Show me the Money!
1. High school star decides to play basketball in Europe after he is unable to achieve satisfactory SAT test score for admittance to college and the professional basketball league says that he can't be drafted until he turns 19 or he has been out of high school for at least one year.
1 (a). Is it just me or do you all not see the it is ridiculous to care what a kid's SAT score is when everyone knows that he's going to be in school for one season and then leave. If the rationale is that all students should have to meet a qualifying academic standard to be admitted to an institution, then like all other students shouldn't said athlete be allowed to work and make money like all the other students? Oh that's right he doesn't have time to work because he's spending 14 hours a day with the basketball team that is, by the way, selling a jersey with his name for it at $59.99 a pop in the student center and the kid's face is plastered all over local television networks as they advertise their "season packages" for viewers. My bad...he is getting a free education after all...yeah...for one season....and if his education is free then how does the balance sheet work out when you factor in television contracts, sneaker contracts and salaries for coaches...(don't forget those American Express commercials Coach K!) and seasons tickets going for several hundred dollars a pop. I wonder if you subtracted Michael Beasley's tuition from all of the revenue lowly Kansas State made off of him last year, how much money would the school owe Beasley.

Thanks David Stern!
1 b. Doesn't the NBA have a development league for this kind of athlete? What the hell is the use of the NBDL?

See you in Europe Peja
2. Key member of young up-and-coming NBA playoff team, unhappy with contract negotiations, decides to bolt for Europe. The player makes the decision to go overseas so abruptly one has to wonder if that was what he had desired to do all along and spent the entire season hoping for bad contract negotiations.
2 a. Houston (Atlanta) we have a problem. What player doesn't want to play in the NBA? Well obviously Josh Childress...but wait there's more, Tiago Splitter, Boki Nachbar, Carlos Delfino, Primo Brezec among others. Many Foreign born players are drafted by NBA teams and either never come to the states to play or after receiving limited play for limited pay decide to go back to Europe. Two of the last three NBA MVP's have been foreign nationals and two seasons ago the Finals MVP was a Frenchman. Not only has the world caught up with the US in hoops, it's extremely possible they may have passed us.
2 b. While a high school player bolting for Europe may seem like a novelty, an established player in the prime of his career leaving is something for the NBA to be concerned about. As we waited for the floodgates to open concerning high schoolers, the real concern may be the James Posey's, Eddie House's, Nazir Mohammed's and Brent Barry's of the world. The role players who are as integral to the success of championship teams as are their superstar counterparts.
3. Could the NBA lose it's standing as the best basketball league in the world? Of course.

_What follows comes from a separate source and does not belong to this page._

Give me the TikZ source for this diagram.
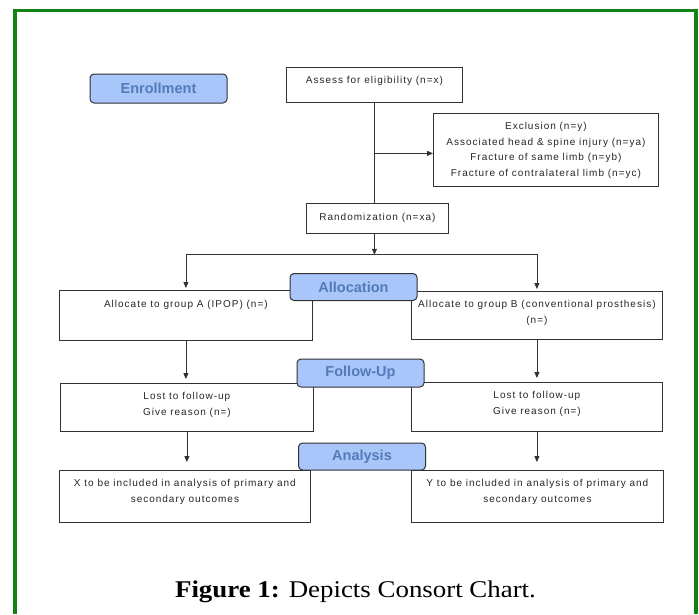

Not only is it not far fetched, it would take only a minimal logistical effort to pull it off. While watching Men's Basketball at the 2008 Summer Olympics (not the terrorist part that is almost inevitable in China), try to imagine how each of the national teams would fare against NBA teams and imagine a World League where teams like Argentina, France, Greece, Russia and China would suit up against the best US players on a regular basis. A league like that would make teams like the Clippers, Knicks, Bobcats, Bucks and many others completely irrelevant.

For real...it's not about the money!
I have a cousin that is a huge college basketball fan, not me, screw college basketball. Who needs it?. Personally I'm only interested in college hoops when it's tourney time and then only because it means that the NBA Playoffs are not far behind. I like watching the best players in the world play basketball, period. To hell with all that rah rah, win one for the team (i.e. the multi-millionaire coach who makes more money that the school president) and the students (who complain about your free ride every day after they awaken from a drunken stupor when you upset the #1 team in the country).

Who needs this crap
Well guess what? Many of the world's best players are not from the United States, and if you gave me a network that allowed me to watch the aforementioned national teams line up against each other on a regular basis, why the hell would I watch the Charlotte Bobcats play the Milwaukee Bucks?

3 a. In a global market where communication and media that spans across continents is as accessible as sliced bread the glamor of the US version of hoops has lost some luster, especially if we continue to get mauled in international competition. In the last two major international basketball competitions, the U.S. has finished in third place, which suggests that foreign players feel that USA basketball is no longer all that it's cracked up to be. Obviously, US players are starting to feel that way as well.